» Dataset entries:
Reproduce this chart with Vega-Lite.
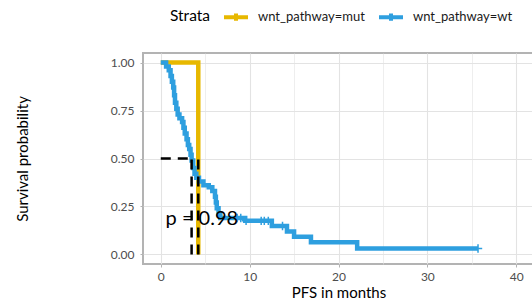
{
  "$schema": "https://vega.github.io/schema/vega-lite/v6.json",
  "autosize": {"type": "none"},
  "padding": {"left": 143, "top": 53, "right": 0, "bottom": 39},
  "width": 391,
  "height": 211,
  "background": "white",
  "config": {
    "font": "Lato",
    "view": {"stroke": "#b3b3b3", "strokeWidth": 2},
    "axis": {
      "domain": false,
      "labelColor": "#4d4d4d",
      "labelFontSize": 12,
      "titleFontSize": 15,
      "titleFontWeight": "normal",
      "titleColor": "#000000",
      "tickColor": "#b3b3b3",
      "tickSize": 3,
      "gridColor": "#e3e3e3"
    }
  },
  "datasets": {
    "km": [
      {"strata": "wnt_pathway=mut", "time": 0, "surv": 1.0},
      {"strata": "wnt_pathway=mut", "time": 4.22, "surv": 0.0},
      {"strata": "wnt_pathway=wt", "time": 0, "surv": 1.0},
      {"strata": "wnt_pathway=wt", "time": 0.6, "surv": 0.98},
      {"strata": "wnt_pathway=wt", "time": 0.9, "surv": 0.96},
      {"strata": "wnt_pathway=wt", "time": 1.1, "surv": 0.93},
      {"strata": "wnt_pathway=wt", "time": 1.25, "surv": 0.9},
      {"strata": "wnt_pathway=wt", "time": 1.4, "surv": 0.87},
      {"strata": "wnt_pathway=wt", "time": 1.5, "surv": 0.83},
      {"strata": "wnt_pathway=wt", "time": 1.6, "surv": 0.79},
      {"strata": "wnt_pathway=wt", "time": 1.75, "surv": 0.76},
      {"strata": "wnt_pathway=wt", "time": 1.9, "surv": 0.73},
      {"strata": "wnt_pathway=wt", "time": 2.1, "surv": 0.71},
      {"strata": "wnt_pathway=wt", "time": 2.4, "surv": 0.69},
      {"strata": "wnt_pathway=wt", "time": 2.55, "surv": 0.66},
      {"strata": "wnt_pathway=wt", "time": 2.7, "surv": 0.63},
      {"strata": "wnt_pathway=wt", "time": 2.9, "surv": 0.6},
      {"strata": "wnt_pathway=wt", "time": 3.05, "surv": 0.57},
      {"strata": "wnt_pathway=wt", "time": 3.2, "surv": 0.55},
      {"strata": "wnt_pathway=wt", "time": 3.35, "surv": 0.52},
      {"strata": "wnt_pathway=wt", "time": 3.47, "surv": 0.49},
      {"strata": "wnt_pathway=wt", "time": 3.65, "surv": 0.45},
      {"strata": "wnt_pathway=wt", "time": 3.8, "surv": 0.42},
      {"strata": "wnt_pathway=wt", "time": 4.0, "surv": 0.4},
      {"strata": "wnt_pathway=wt", "time": 4.3, "surv": 0.38},
      {"strata": "wnt_pathway=wt", "time": 4.8, "surv": 0.36},
      {"strata": "wnt_pathway=wt", "time": 5.4, "surv": 0.35},
      {"strata": "wnt_pathway=wt", "time": 5.8, "surv": 0.33},
      {"strata": "wnt_pathway=wt", "time": 6.1, "surv": 0.3},
      {"strata": "wnt_pathway=wt", "time": 6.2, "surv": 0.27},
      {"strata": "wnt_pathway=wt", "time": 6.3, "surv": 0.24},
      {"strata": "wnt_pathway=wt", "time": 6.5, "surv": 0.21},
      {"strata": "wnt_pathway=wt", "time": 6.7, "surv": 0.19},
      {"strata": "wnt_pathway=wt", "time": 9.5, "surv": 0.175},
      {"strata": "wnt_pathway=wt", "time": 12.5, "surv": 0.148},
      {"strata": "wnt_pathway=wt", "time": 14.2, "surv": 0.12},
      {"strata": "wnt_pathway=wt", "time": 15.0, "surv": 0.092},
      {"strata": "wnt_pathway=wt", "time": 16.9, "surv": 0.064},
      {"strata": "wnt_pathway=wt", "time": 22.1, "surv": 0.031},
      {"strata": "wnt_pathway=wt", "time": 35.7, "surv": 0.031}
    ],
    "censor": [
      {"strata": "wnt_pathway=wt", "time": 8.6, "surv": 0.19},
      {"strata": "wnt_pathway=wt", "time": 9.0, "surv": 0.19},
      {"strata": "wnt_pathway=wt", "time": 9.6, "surv": 0.175},
      {"strata": "wnt_pathway=wt", "time": 11.3, "surv": 0.175},
      {"strata": "wnt_pathway=wt", "time": 11.65, "surv": 0.175},
      {"strata": "wnt_pathway=wt", "time": 12.1, "surv": 0.175},
      {"strata": "wnt_pathway=wt", "time": 13.7, "surv": 0.148},
      {"strata": "wnt_pathway=wt", "time": 35.7, "surv": 0.031}
    ],
    "medians": [
      {"strata": "wnt_pathway=wt", "median": 3.47},
      {"strata": "wnt_pathway=mut", "median": 4.22}
    ]
  },
  "layer": [
    {
      "data": {"name": "km"},
      "mark": {"type": "line", "interpolate": "step-after", "strokeWidth": 4.5, "clip": true},
      "encoding": {
        "x": {
          "field": "time", "type": "quantitative",
          "scale": {"domain": [-2, 42], "nice": false, "zero": false},
          "axis": {
            "title": "PFS in months",
            "values": [0, 5, 10, 15, 20, 25, 30, 35, 40],
            "labelExpr": "datum.value % 10 === 0 ? datum.label : ''",
            "tickOpacity": {"condition": {"test": "datum.value % 10 === 0", "value": 1}, "value": 0},
            "gridWidth": {"condition": {"test": "datum.value % 10 === 0", "value": 1.1}, "value": 0.6},
            "labelPadding": 4,
            "titlePadding": 3
          }
        },
        "y": {
          "field": "surv", "type": "quantitative",
          "scale": {"domain": [-0.05, 1.05], "nice": false, "zero": false},
          "axis": {
            "title": "Survival probability",
            "values": [0, 0.125, 0.25, 0.375, 0.5, 0.625, 0.75, 0.875, 1],
            "format": ".2f",
            "labelExpr": "(datum.value * 4) % 1 === 0 ? datum.label : ''",
            "tickOpacity": {"condition": {"test": "(datum.value * 4) % 1 === 0", "value": 1}, "value": 0},
            "gridWidth": {"condition": {"test": "(datum.value * 4) % 1 === 0", "value": 1.1}, "value": 0.6},
            "labelPadding": 6,
            "titlePadding": 80
          }
        },
        "color": {
          "field": "strata", "type": "nominal",
          "scale": {"domain": ["wnt_pathway=mut", "wnt_pathway=wt"], "range": ["#E7B800", "#2E9FDF"]},
          "legend": {
            "title": "Strata",
            "orient": "none",
            "direction": "horizontal",
            "titleOrient": "left",
            "legendX": 27,
            "legendY": -50,
            "titleFontSize": 15.5,
            "titleFontWeight": "normal",
            "titleColor": "#000000",
            "titlePadding": 12,
            "labelFontSize": 13,
            "labelColor": "#1a1a1a",
            "symbolType": "M-1,0H1M0,-0.3V0.3",
            "symbolSize": 576,
            "symbolStrokeWidth": 4,
            "columnPadding": 6,
            "labelOffset": 8
          }
        }
      }
    },
    {
      "data": {"name": "censor"},
      "mark": {"type": "point", "shape": "M-1,0H1M0,-1V1", "filled": false, "strokeWidth": 1.5, "size": 70, "opacity": 1},
      "encoding": {
        "x": {"field": "time", "type": "quantitative"},
        "y": {"field": "surv", "type": "quantitative"},
        "color": {"field": "strata", "type": "nominal", "legend": null}
      }
    },
    {
      "data": {"name": "medians"},
      "mark": {"type": "rule", "strokeDash": [10, 7], "strokeWidth": 2.5, "color": "black"},
      "encoding": {
        "x": {"field": "median", "type": "quantitative"},
        "y": {"datum": 0},
        "y2": {"datum": 0.5}
      }
    },
    {
      "data": {"values": [{"from": 0, "to": 3.47, "level": 0.5}]},
      "mark": {"type": "rule", "strokeDash": [10, 7], "strokeWidth": 2.5, "color": "black"},
      "encoding": {
        "x": {"field": "from", "type": "quantitative"},
        "x2": {"field": "to"},
        "y": {"field": "level", "type": "quantitative"}
      }
    },
    {
      "data": {"values": [{"label": "p = 0.98", "time": 4.62, "surv": 0.185}]},
      "mark": {"type": "text", "fontSize": 20, "color": "black", "align": "center", "baseline": "middle"},
      "encoding": {
        "x": {"field": "time", "type": "quantitative"},
        "y": {"field": "surv", "type": "quantitative"},
        "text": {"field": "label"}
      }
    }
  ]
}
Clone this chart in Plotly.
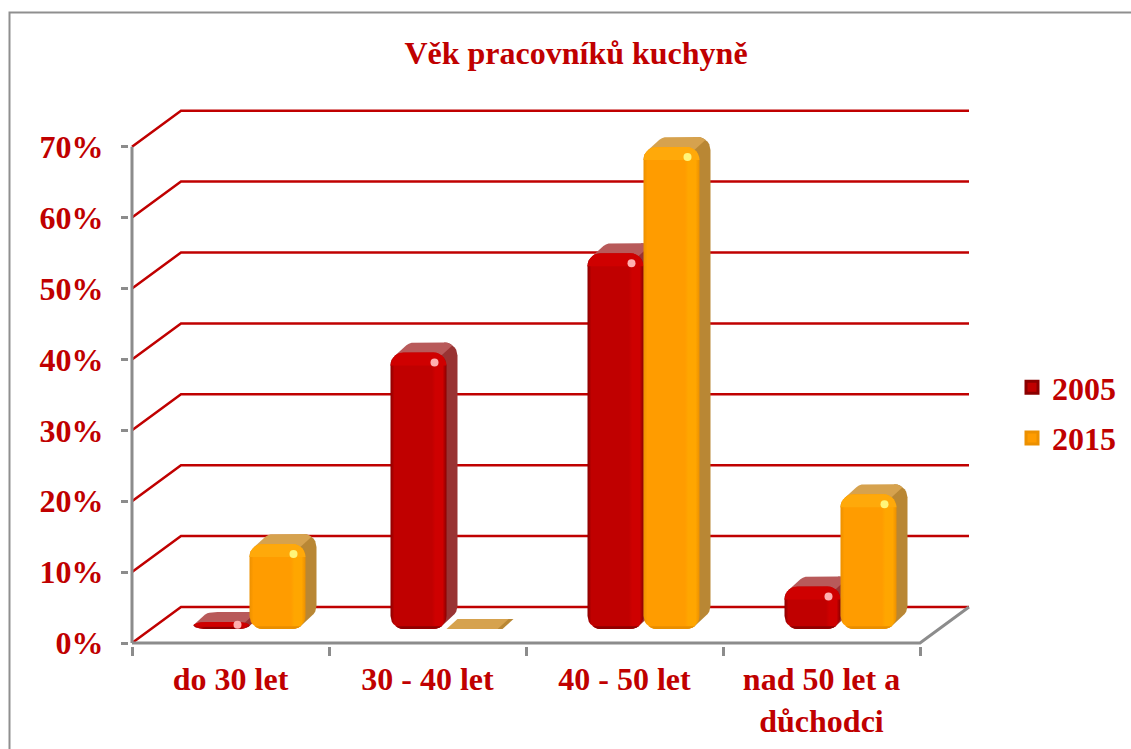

» Job: In the records above, find each line with the word "this" and copy it.

» Written response:
Reproduce this chart with Vega-Lite.
Clone this chart in Plotly.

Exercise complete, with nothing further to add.